Wednesday, May 5, 2010
Day 17: Damascus to London
I started the first of two days of travel with a typical Syrian breakfast, hotel buffet style: foule (beans served with fresh tomatoes, diced onions, and herbs), a milky sweet bread pudding, a sweet cream of wheat-type warm cereal, chicken with tomatoes, hummus, and bread.
A very pleasant fellow, wearing a suit, met us at 8:30am in our hotel lobby to return us to the airport in the customary black Honda. Both he and the driver rode without their seat belts. Warning beeps accompanied most of our ride. You’ll recall our experience in coming into the country which I talked about on Day 12. In leaving the country, we only had one suit and a driver rather than three men tending to us. But the seat belt experience was the same. What is this?

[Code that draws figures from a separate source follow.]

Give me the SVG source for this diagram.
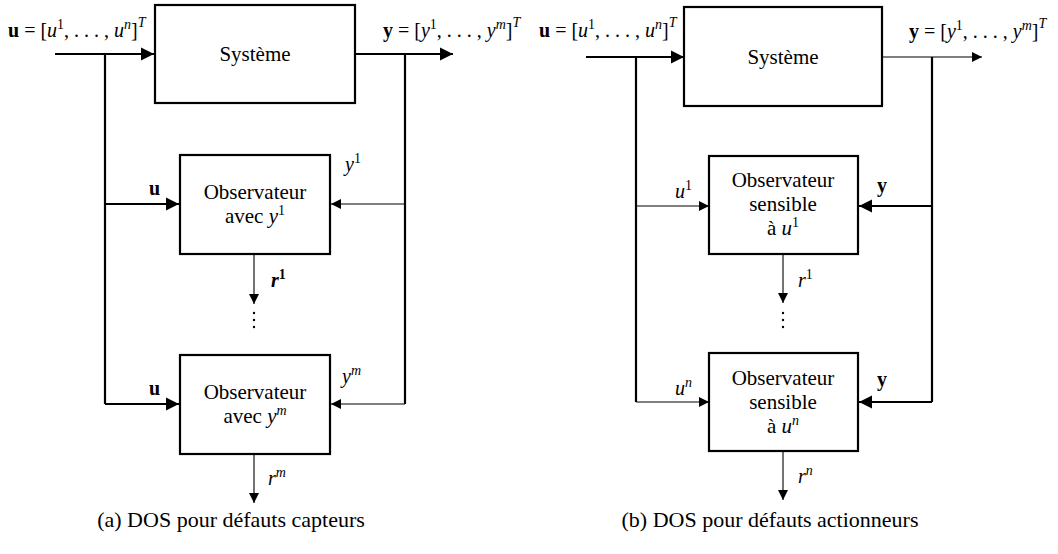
<svg xmlns="http://www.w3.org/2000/svg" width="1058" height="554" viewBox="0 0 1058 554">
<defs>
<style>
.box{fill:#fff;stroke:#000;stroke-width:2.2}
.tk{fill:none;stroke:#000;stroke-width:2.2}
.tn{fill:none;stroke:#000;stroke-width:1.1}
text{font-family:"Liberation Serif","DejaVu Serif",serif;fill:#000}
.t{font-size:21px;text-anchor:middle}
.m{font-size:20px}
.i{font-style:italic}
.b{font-weight:bold}
.sup{font-size:14px}
.cap{font-size:22px;text-anchor:middle}
</style>
<marker id="ak" viewBox="0 0 10 10" refX="10" refY="5" markerWidth="13" markerHeight="14" markerUnits="userSpaceOnUse" orient="auto"><path d="M0,0 L10,5 L0,10 z" fill="#000"/></marker>
<marker id="an" viewBox="0 0 10 10" refX="10" refY="5" markerWidth="10" markerHeight="10" markerUnits="userSpaceOnUse" orient="auto"><path d="M0,0 L10,5 L0,10 z" fill="#000"/></marker>
</defs>
<rect width="1058" height="554" fill="#fff"/>

<g id="connectors">
<path class="tk" d="M55,54 H154" marker-end="url(#ak)"/>
<path class="tk" d="M105,54 V404"/>
<path class="tk" d="M105,204 H179" marker-end="url(#ak)"/>
<path class="tk" d="M105,404 H179" marker-end="url(#ak)"/>
<path class="tk" d="M355,54 H453" marker-end="url(#ak)"/>
<path class="tk" d="M405,54 V404"/>
<path class="tn" d="M405,204 H331" marker-end="url(#an)"/>
<path class="tn" d="M405,404 H331" marker-end="url(#an)"/>
<path class="tn" d="M254,254 V304" marker-end="url(#an)"/>
<path class="tn" d="M254,454 V503" marker-end="url(#an)"/>
<path class="tk" d="M586,57 H684" marker-end="url(#ak)"/>
<path class="tk" d="M636,57 V402"/>
<path class="tn" d="M636,206 H709" marker-end="url(#an)"/>
<path class="tn" d="M636,402 H709" marker-end="url(#an)"/>
<path class="tn" d="M882,57 H982" marker-end="url(#an)"/>
<path class="tk" d="M932,57 V402"/>
<path class="tk" d="M932,206 H859" marker-end="url(#ak)"/>
<path class="tk" d="M932,402 H859" marker-end="url(#ak)"/>
<path class="tn" d="M783,254 V303" marker-end="url(#an)"/>
<path class="tn" d="M783,451 V500" marker-end="url(#an)"/>
</g>

<g id="dots">
<circle cx="254" cy="313" r="1.2"/><circle cx="254" cy="320" r="1.2"/><circle cx="254" cy="327" r="1.2"/>
<circle cx="783" cy="313" r="1.2"/><circle cx="783" cy="320" r="1.2"/><circle cx="783" cy="327" r="1.2"/>
</g>

<g id="sys-a">
<rect class="box" x="155" y="5" width="200" height="98"/>
<text class="t" x="255" y="61">Système</text>
</g>
<g id="obs-a1">
<rect class="box" x="180" y="155" width="150" height="99"/>
<text class="t" x="255" y="199">Observateur</text>
<text class="t" x="255" y="223">avec <tspan class="i">y</tspan><tspan class="sup" dy="-8">1</tspan></text>
</g>
<g id="obs-a2">
<rect class="box" x="180" y="355" width="150" height="99"/>
<text class="t" x="255" y="399">Observateur</text>
<text class="t" x="255" y="423">avec <tspan class="i">y</tspan><tspan class="sup i" dy="-8">m</tspan></text>
</g>

<g id="sys-b">
<rect class="box" x="684" y="7" width="198" height="99"/>
<text class="t" x="783" y="64">Système</text>
</g>
<g id="obs-b1">
<rect class="box" x="709" y="156" width="149" height="98"/>
<text class="t" x="783" y="187">Observateur</text>
<text class="t" x="783" y="211">sensible</text>
<text class="t" x="783" y="235">à <tspan class="i">u</tspan><tspan class="sup" dy="-8">1</tspan></text>
</g>
<g id="obs-b2">
<rect class="box" x="709" y="353" width="149" height="98"/>
<text class="t" x="783" y="385">Observateur</text>
<text class="t" x="783" y="409">sensible</text>
<text class="t" x="783" y="433">à <tspan class="i">u</tspan><tspan class="sup i" dy="-8">n</tspan></text>
</g>

<g id="labels">
<text class="m" x="8" y="37"><tspan class="b">u</tspan> = [<tspan class="i">u</tspan><tspan class="sup" dy="-8">1</tspan><tspan dy="8">, . . . , </tspan><tspan class="i">u</tspan><tspan class="sup i" dy="-8">n</tspan><tspan dy="8">]</tspan><tspan class="sup i" dy="-10">T</tspan></text>
<text class="m" x="383" y="37"><tspan class="b">y</tspan> = [<tspan class="i">y</tspan><tspan class="sup" dy="-8">1</tspan><tspan dy="8">, . . . , </tspan><tspan class="i">y</tspan><tspan class="sup i" dy="-8">m</tspan><tspan dy="8">]</tspan><tspan class="sup i" dy="-10">T</tspan></text>
<text class="m b" x="149" y="195">u</text>
<text class="m b" x="149" y="395">u</text>
<text class="m" x="345" y="171"><tspan class="i">y</tspan><tspan class="sup" dy="-8">1</tspan></text>
<text class="m" x="342" y="383"><tspan class="i">y</tspan><tspan class="sup i" dy="-8">m</tspan></text>
<text class="m b" x="271" y="287"><tspan class="i">r</tspan><tspan class="sup" dy="-8">1</tspan></text>
<text class="m" x="268" y="485"><tspan class="i">r</tspan><tspan class="sup i" dy="-8">m</tspan></text>
<text class="m" x="539" y="37"><tspan class="b">u</tspan> = [<tspan class="i">u</tspan><tspan class="sup" dy="-8">1</tspan><tspan dy="8">, . . . , </tspan><tspan class="i">u</tspan><tspan class="sup i" dy="-8">n</tspan><tspan dy="8">]</tspan><tspan class="sup i" dy="-10">T</tspan></text>
<text class="m" x="909" y="38"><tspan class="b">y</tspan> = [<tspan class="i">y</tspan><tspan class="sup" dy="-8">1</tspan><tspan dy="8">, . . . , </tspan><tspan class="i">y</tspan><tspan class="sup i" dy="-8">m</tspan><tspan dy="8">]</tspan><tspan class="sup i" dy="-10">T</tspan></text>
<text class="m" x="675" y="198"><tspan class="i">u</tspan><tspan class="sup" dy="-8">1</tspan></text>
<text class="m" x="675" y="395"><tspan class="i">u</tspan><tspan class="sup i" dy="-8">n</tspan></text>
<text class="m b" x="877" y="192">y</text>
<text class="m b" x="877" y="386">y</text>
<text class="m" x="798" y="287"><tspan class="i">r</tspan><tspan class="sup" dy="-8">1</tspan></text>
<text class="m" x="798" y="483"><tspan class="i">r</tspan><tspan class="sup i" dy="-8">n</tspan></text>
</g>

<g id="captions">
<text class="cap" x="231" y="527">(a) DOS pour défauts capteurs</text>
<text class="cap" x="770" y="527">(b) DOS pour défauts actionneurs</text>
</g>
</svg>
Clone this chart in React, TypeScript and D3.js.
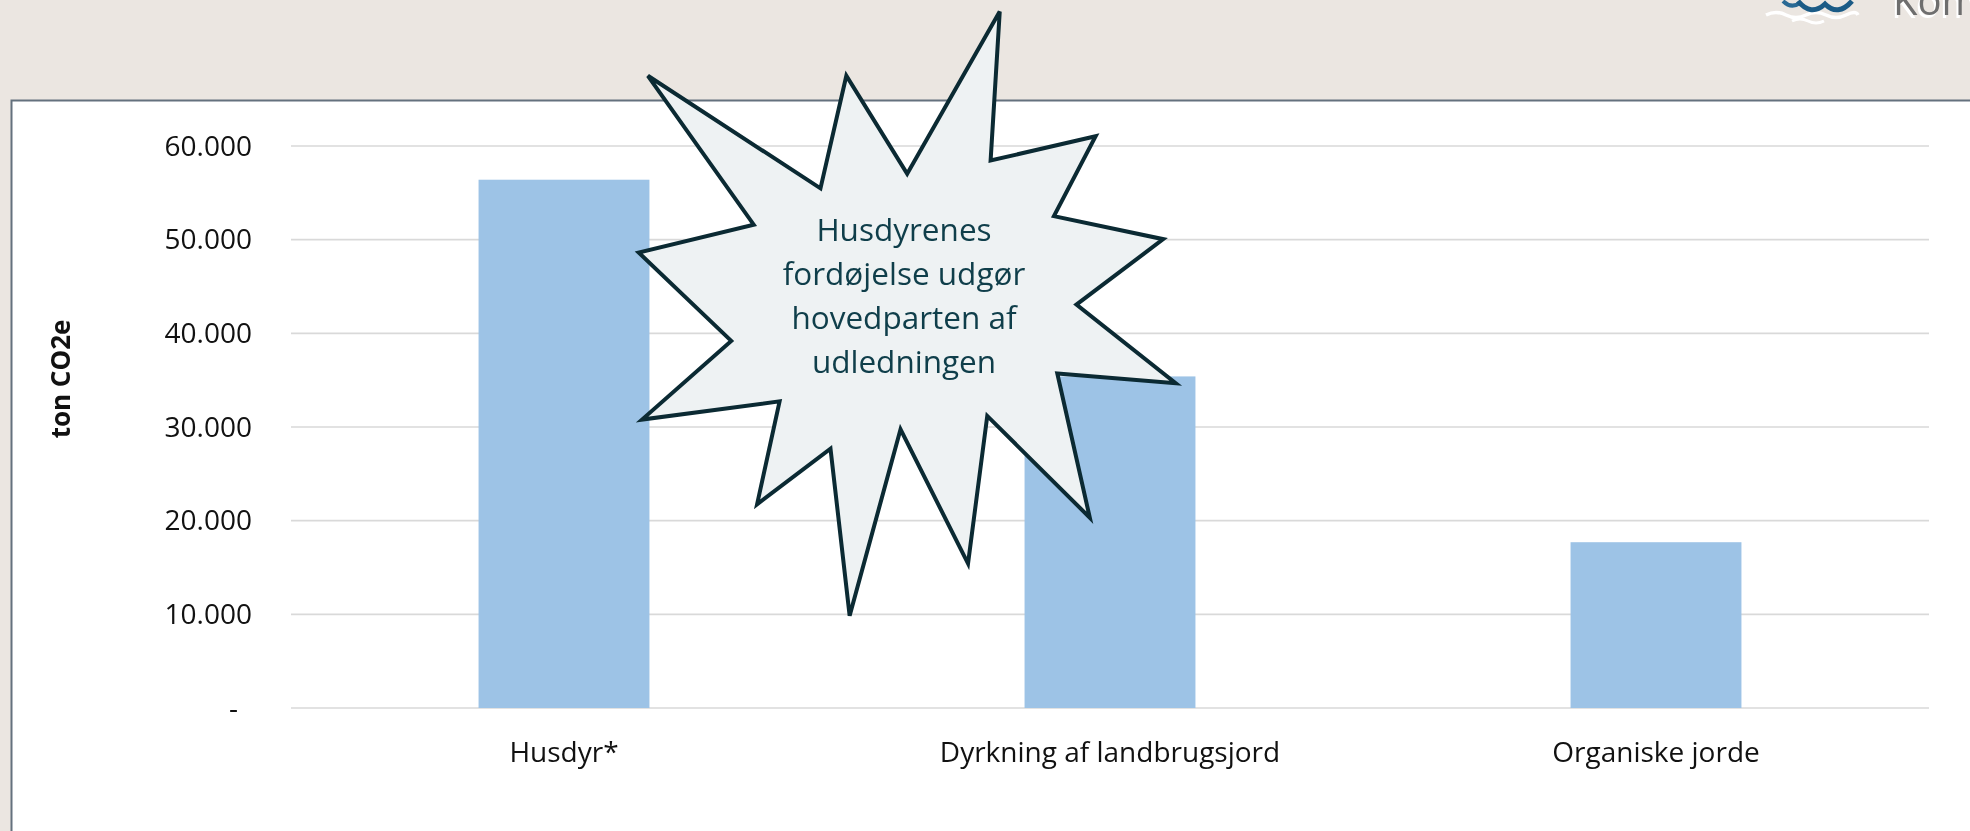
import React from "react";
import * as d3 from "d3";

const categories = ["Husdyr*", "Dyrkning af landbrugsjord", "Organiske jorde"];
const values = [56400, 35400, 17700];
const yTicks = [0, 10000, 20000, 30000, 40000, 50000, 60000];
const yTitle = "ton CO2e";
const calloutLines = ["Husdyrenes", "fordøjelse udgør", "hovedparten af", "udledningen"];
// PowerPoint "irregularSeal1" (Explosion 1) preset outline, in its 21600 unit box
const starVertices: [number, number][] = [
  [10800, 5800], [14522, 0], [14155, 5325], [18380, 4457], [16702, 7315],
  [21097, 8137], [17607, 10475], [21600, 13290], [16837, 12942], [18145, 18095],
  [14020, 14457], [13247, 19737], [10532, 14935], [8485, 21600], [7715, 15627],
  [4762, 17617], [5667, 13937], [135, 14587], [3722, 11775], [0, 8615],
  [4627, 7617], [370, 2295], [7312, 6320], [8352, 2295],
];

const W = 1970;
const H = 831;
const FONT = "'Open Sans', 'DejaVu Sans', sans-serif";

const da = d3.formatLocale({ decimal: ",", thousands: ".", grouping: [3], currency: ["", " kr"] });
const fmt = da.format(",");

export default function App() {
  const x = d3.scaleBand<string>().domain(categories).range([291, 1929]).paddingInner(0.687).paddingOuter(0.3435);
  const y = d3.scaleLinear().domain([0, 60000]).range([708, 146]);
  const sx = d3.scaleLinear().domain([0, 21600]).range([638.7, 1175.7]);
  const sy = d3.scaleLinear().domain([0, 21600]).range([11.6, 615.7]);
  const line = d3.line<[number, number]>().x((d) => sx(d[0])).y((d) => sy(d[1]));
  const starPath = line(starVertices) + "Z";
  const [x0, x1] = x.range();

  return (
    <svg
      width={W}
      height={H}
      viewBox={`0 0 ${W} ${H}`}
      style={{ position: "fixed", left: 0, top: 0, display: "block" }}
      fontFamily={FONT}
    >
      <rect x={0} y={0} width={W} height={H} fill="#ebe6e1" />
      <rect x={11.5} y={100.5} width={W + 20} height={H} fill="#ffffff" stroke="#64717e" strokeWidth={2} />

      {/* logo fragment */}
      <g>
        <path d="M1766,15 q10,-5 20,0 t20,0 t20,0 t20,0 t12,0" fill="none" stroke="#ffffff" strokeWidth={3.5} />
        <path d="M1792,21 q8,-4 16,0 t16,0" fill="none" stroke="#ffffff" strokeWidth={3} />
        <path d="M1783,1 Q1791,9 1800,3" fill="none" stroke="#2a6a95" strokeWidth={4} />
        <path d="M1798,1 Q1811,17 1825,4 Q1838,17 1852,1" fill="none" stroke="#1b5b86" strokeWidth={5} />
        <text x={1891} y={18} fontSize={40} fill="#ffffff">Kommune</text>
        <text x={1893} y={15} fontSize={40} fill="#6e6e6e">Kommune</text>
      </g>

      {/* gridlines */}
      {yTicks.map((t) => (
        <line key={t} x1={x0} x2={x1} y1={y(t)} y2={y(t)} stroke="#d9d9d9" strokeWidth={1.6} />
      ))}

      {/* bars */}
      {categories.map((c, i) => (
        <rect key={c} x={x(c)} y={y(values[i])} width={x.bandwidth()} height={y(0) - y(values[i])} fill="#9dc3e6" />
      ))}

      {/* y tick labels */}
      {yTicks.map((t) => (
        <text key={t} x={t === 0 ? 238 : 252} y={y(t) + 9.5} textAnchor="end" fontSize={28} fill="#111111">
          {t === 0 ? "-" : fmt(t)}
        </text>
      ))}

      {/* category labels */}
      {categories.map((c) => (
        <text key={c} x={(x(c) as number) + x.bandwidth() / 2} y={762} textAnchor="middle" fontSize={28} fill="#111111">
          {c}
        </text>
      ))}

      {/* y title */}
      <text transform="translate(70,379) rotate(-90)" textAnchor="middle" fontSize={26} fontWeight="bold" fill="#111111">
        {yTitle}
      </text>

      {/* callout */}
      <path d={starPath} fill="#eef2f3" stroke="#0b2a33" strokeWidth={4} strokeLinejoin="miter" />
      {calloutLines.map((l, i) => (
        <text key={l} x={904} y={240.5 + i * 44.3} textAnchor="middle" fontSize={31.5} fill="#0f3e4a">
          {l}
        </text>
      ))}
    </svg>
  );
}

He dropped us off at the VIP lounge, took our passports and luggage, and disappeared. He returned quite promptly with our boarding passes, luggage slips, and passports. We never saw an airline person or a customs or security official or any one else for that matter, except the fellow in the lounge who offered us tea. The boarding process started, we could tell from the lounge’s monitor, and we sat while our fellow talked with his friends or disappeared into the fray outside the VIP lounge. Suddenly realizing that we were minutes away from departure, he bundled us quickly into the car and raced across the tarmac to the plane. We were the last to board.
Just in case you are wondering about this VIP treatment, Katherine was working on a special project as part of the Monitor team in Syria and was being escorted by “protocol.” I was simply along for the ride.
The plane ride to London took about five hours and we began the process of setting our watches back, this time two hours. We spent the night at a hotel close to Heathrow, had Chinese food for dinner in the hotel (surprisingly good), and enjoyed drinking water from the tap. I didn’t have time to draw a chair.